Step 2: Deep Sky Stacker

You can download this free piece of software here

I use DSS because it's very reliable and gives really good results. Once you open the program on the right side you have options to load all frames, picture frames (light frames), flat , dark and bias calibration frames.

Once you done, click 'check all' and then register checked pictures. Another window will open with quite few settings which I will explain in another step.

Step 3: Deep Sky Stacker Settings

Here are the screenshots of all the settings that work really well for my images. You can play and change them of course (i actually recommend that), and if something won't work you can use my settings as default.

One of the important setting is 'star detection threshold'. Change the percentage bar to have 50-100 starts that will be used for calibration. Occasionally DSS may confuse hot pixels with stars and stacking won't be successful. In that case try to reduce number of stars and repeat stacking process.

For Flat, Dark and Bas frames use 'Median' stacking mode.

Make sure to uncheck 'Detect and clean remaining hot pixels' we have bias frames for that.

After stacking process is completed don't forget to save your picture.

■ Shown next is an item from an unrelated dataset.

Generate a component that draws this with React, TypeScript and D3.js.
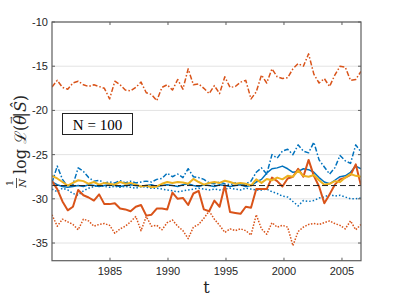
import React from 'react'
import * as d3 from 'd3'

// time grid: 60 samples from 1980 to ~2006.6
const startYear = 1980
const stepYear = 0.4515
const nPts = 60

const topDashDot = [
  -17.35, -16.6, -17.4, -17.6, -16.9, -16.7, -17.1, -17.3, -17.1, -17.3,
  -17.5, -18.7, -16.7, -17.1, -17.7, -17.8, -17.4, -16.8, -18.0, -18.2,
  -18.9, -17.4, -17.1, -17.7, -16.5, -17.6, -15.3, -17.1, -17.0, -17.5,
  -18.1, -17.2, -18.1, -16.2, -17.4, -17.3, -16.8, -16.6, -18.7, -17.9,
  -16.0, -16.9, -15.3, -16.2, -16.4, -16.3, -15.3, -14.7, -15.0, -13.6,
  -15.9, -16.9, -16.4, -17.3, -16.0, -15.0, -15.1, -16.6, -16.5, -15.6
]

const orangeSolid = [
  -28.0, -28.9, -30.3, -31.3, -30.9, -29.0, -29.6, -29.85, -30.2, -29.5,
  -30.6, -30.6, -30.5, -31.1, -31.2, -31.4, -30.9, -30.7, -31.9, -31.8,
  -31.1, -31.1, -31.2, -29.3, -30.0, -29.9, -30.7, -29.4, -29.1, -31.2,
  -31.4, -30.2, -30.9, -28.5, -31.5, -31.6, -31.7, -30.9, -31.0, -28.9,
  -28.9, -28.9, -27.6, -28.0, -28.6, -27.7, -27.5, -26.6, -27.5, -25.6,
  -27.4, -28.6, -30.5, -29.5, -28.4, -27.8, -27.6, -27.3, -26.1, -28.5
]

const orangeDotted = [
  -31.8, -33.1, -32.3, -32.6, -32.9, -33.5, -32.3, -32.5, -33.1, -32.9,
  -32.8, -33.0, -33.9, -33.4, -33.1, -32.6, -32.0, -33.6, -32.0, -33.1,
  -33.0, -33.5, -32.7, -32.4, -33.1, -33.6, -34.5, -33.2, -32.9, -32.2,
  -31.4, -32.3, -33.0, -33.8, -33.4, -33.6, -33.4, -33.6, -34.1, -31.8,
  -33.4, -34.0, -32.7, -33.2, -33.0, -33.2, -35.3, -33.7, -33.2, -32.9,
  -32.8, -32.9, -32.7, -32.5, -32.8, -33.0, -33.4, -32.5, -33.5, -32.9
]

const blueDashDot = [
  -28.2, -26.3, -27.8, -28.6, -28.4, -26.5, -26.9, -27.6, -28.0, -27.9,
  -28.2, -28.1, -28.2, -27.95, -28.2, -28.0, -28.2, -28.1, -28.0, -28.1,
  -27.8, -27.7, -27.1, -27.5, -27.2, -27.6, -26.6, -27.5, -27.6, -27.8,
  -28.2, -28.3, -28.1, -28.3, -28.4, -28.2, -28.5, -28.3, -28.0, -27.0,
  -26.5, -27.2, -25.0, -25.4, -24.6, -24.4, -25.0, -23.9, -24.6, -24.8,
  -23.6, -25.6, -26.4, -27.2, -26.5, -25.1, -25.7, -26.0, -23.9, -24.7
]

const blueDotted = [
  -28.9, -29.2, -28.8, -29.0, -29.4, -29.6, -29.1, -28.8, -28.6, -28.5,
  -28.6, -28.7, -28.6, -28.7, -28.6, -28.7, -28.8, -28.6, -28.7, -28.8,
  -28.8, -28.9, -29.0, -29.1, -29.2, -29.1, -29.0, -28.9, -28.8, -28.9,
  -29.0, -28.9, -29.0, -28.9, -28.8, -28.9, -29.0, -28.8, -28.9, -29.0,
  -29.0, -28.9, -29.2, -29.4, -29.7, -29.8, -30.3, -30.8, -30.2, -30.3,
  -30.2, -29.9, -29.8, -29.5, -29.7, -29.6, -29.8, -30.0, -30.0, -29.9
]

const blueSolid = [
  -28.1, -28.4, -28.6, -28.7, -28.6, -28.5, -28.6, -28.4, -28.5, -28.6,
  -28.5, -28.4, -28.5, -28.6, -28.5, -28.4, -28.5, -28.6, -28.5, -28.4,
  -28.6, -28.5, -28.4, -28.5, -28.6, -28.4, -28.3, -28.5, -28.6, -28.4,
  -28.5, -28.6, -28.4, -28.5, -28.6, -28.5, -28.4, -28.6, -28.5, -28.1,
  -27.8, -27.1, -26.6, -26.5, -26.3, -26.6, -27.0, -26.9, -26.6, -26.7,
  -27.0, -27.6, -28.1, -28.3, -27.9, -27.5, -27.4, -27.0, -26.3, -26.6
]

const yellowSolid = [
  -27.4, -27.7, -28.1, -28.5, -28.2, -27.9, -28.0, -28.3, -28.1, -28.4,
  -28.2, -28.3, -28.4, -28.1, -28.3, -28.2, -28.4, -28.6, -28.5, -28.7,
  -28.6, -28.3, -28.1, -28.2, -28.1, -28.15, -28.3, -27.75, -28.1, -28.4,
  -28.2, -28.1, -28.2, -27.95, -28.1, -28.3, -28.2, -28.3, -28.5, -27.8,
  -28.2, -27.75, -27.9, -27.6, -27.8, -27.4, -27.5, -26.8, -27.4, -27.5,
  -27.3, -27.9, -28.4, -28.3, -28.0, -28.1, -27.6, -27.2, -27.4, -27.5
]

const baseline = -28.5

const xTicks = [1985, 1990, 1995, 2000, 2005]
const yTicks = [-35, -30, -25, -20, -15, -10]

const blue = '#0072BD'
const orange = '#D95319'
const yellow = '#EDB120'

export default function App() {
  const width = 399
  const height = 299
  const left = 52
  const right = 361
  const top = 22
  const bottom = 260.7

  const years = d3.range(nPts).map(i => startYear + i * stepYear)

  const x = d3.scaleLinear().domain([1980, 2006.64]).range([left, right])
  const y = d3.scaleLinear().domain([-37, -10]).range([bottom, top])

  const line = d3
    .line<number>()
    .x((_, i) => x(years[i]))
    .y(d => y(d))

  const series = [
    { data: topDashDot, color: orange, w: 1.5, dash: '5,2,1.5,2' },
    { data: orangeDotted, color: orange, w: 1.5, dash: '1.5,1.5' },
    { data: blueDotted, color: blue, w: 1.5, dash: '1.5,2' },
    { data: blueDashDot, color: blue, w: 1.5, dash: '5,2,1.5,2' },
    { data: blueSolid, color: blue, w: 1.5, dash: null },
    { data: orangeSolid, color: orange, w: 2, dash: null },
    { data: yellowSolid, color: yellow, w: 2, dash: null }
  ]

  const axisColor = '#5e5e5e'
  const tickFont = 'Liberation Sans, Arial, sans-serif'

  return (
    <svg width={width} height={height} style={{ position: 'absolute', left: 0, top: 0 }}>
      <rect x={0} y={0} width={width} height={height} fill="#fff" />
      <defs>
        <clipPath id="plot">
          <rect x={left} y={top} width={right - left} height={bottom - top} />
        </clipPath>
      </defs>

      {/* grid */}
      {yTicks.map(t => (
        <line key={t} x1={left} x2={right} y1={y(t)} y2={y(t)} stroke="#e3e3e3" strokeWidth={1} />
      ))}

      <g clipPath="url(#plot)">
        {series.map((s, i) => (
          <path
            key={i}
            d={line(s.data) || ''}
            fill="none"
            stroke={s.color}
            strokeWidth={s.w}
            strokeDasharray={s.dash || undefined}
            strokeLinejoin="round"
          />
        ))}
        <line
          x1={left}
          x2={right}
          y1={y(baseline)}
          y2={y(baseline)}
          stroke="#222"
          strokeWidth={1}
          strokeDasharray="6,3"
        />
      </g>

      {/* box */}
      <rect x={left} y={top} width={right - left} height={bottom - top} fill="none" stroke={axisColor} strokeWidth={1.2} />

      {/* ticks */}
      {xTicks.map(t => (
        <g key={t}>
          <line x1={x(t)} x2={x(t)} y1={bottom} y2={bottom - 3} stroke={axisColor} />
          <line x1={x(t)} x2={x(t)} y1={top} y2={top + 3} stroke={axisColor} />
          <text x={x(t)} y={bottom + 14} textAnchor="middle" fontSize={11} fontFamily={tickFont} fill="#262626">
            {t}
          </text>
        </g>
      ))}
      {yTicks.map(t => (
        <g key={t}>
          <line x1={left} x2={left + 3} y1={y(t)} y2={y(t)} stroke={axisColor} />
          <line x1={right} x2={right - 3} y1={y(t)} y2={y(t)} stroke={axisColor} />
          <text x={left - 4} y={y(t) + 4} textAnchor="end" fontSize={11} fontFamily={tickFont} fill="#262626">
            {t}
          </text>
        </g>
      ))}

      {/* x label */}
      <text x={(left + right) / 2} y={293} textAnchor="middle" fontSize={16} fontFamily="DejaVu Serif, serif" fill="#262626">
        t
      </text>

      {/* y label */}
      <g transform="translate(0,188) rotate(-90)" fill="#262626" fontFamily="DejaVu Serif, serif">
        <text x={5} y={13} textAnchor="middle" fontSize={10}>1</text>
        <line x1={0} x2={10} y1={16.5} y2={16.5} stroke="#262626" strokeWidth={0.8} />
        <text x={5} y={26} textAnchor="middle" fontSize={10} fontStyle="italic">N</text>
        <text x={14} y={26} fontSize={16}>
          log ℒ(<tspan fontStyle="italic">θ</tspan>
          <tspan fontSize={9} dx={-9} dy={-12}>→</tspan>
          <tspan dx={-1} dy={12}>|</tspan>
          <tspan fontStyle="italic">Ŝ</tspan>)
        </text>
      </g>

      {/* annotation */}
      <rect x={62.5} y={113.5} width={70} height={21} fill="#fff" stroke="#222" strokeWidth={1} />
      <text x={97.5} y={129.5} textAnchor="middle" fontSize={15} fontFamily="Liberation Serif, serif" fill="#000">
        N = 100
      </text>
    </svg>
  )
}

It won't be very detailed and most likely you won't see your deep sky object, but we will use Photoshop next to bring out ll the details.

Step 4: Photoshop - Threshold

Open your stacked picture in Photoshop.

1. Layer -> New Adjustment Layer -> Threshold

Move the threshold bar until you will see light and dark areas in your image (see pictures above)

2. Color Sampler Tool – 5 by 5 Average (black and white point)

Use color sampler tool and select the brightest and darkest point in your image. You should see RGB values for both points (see picture above)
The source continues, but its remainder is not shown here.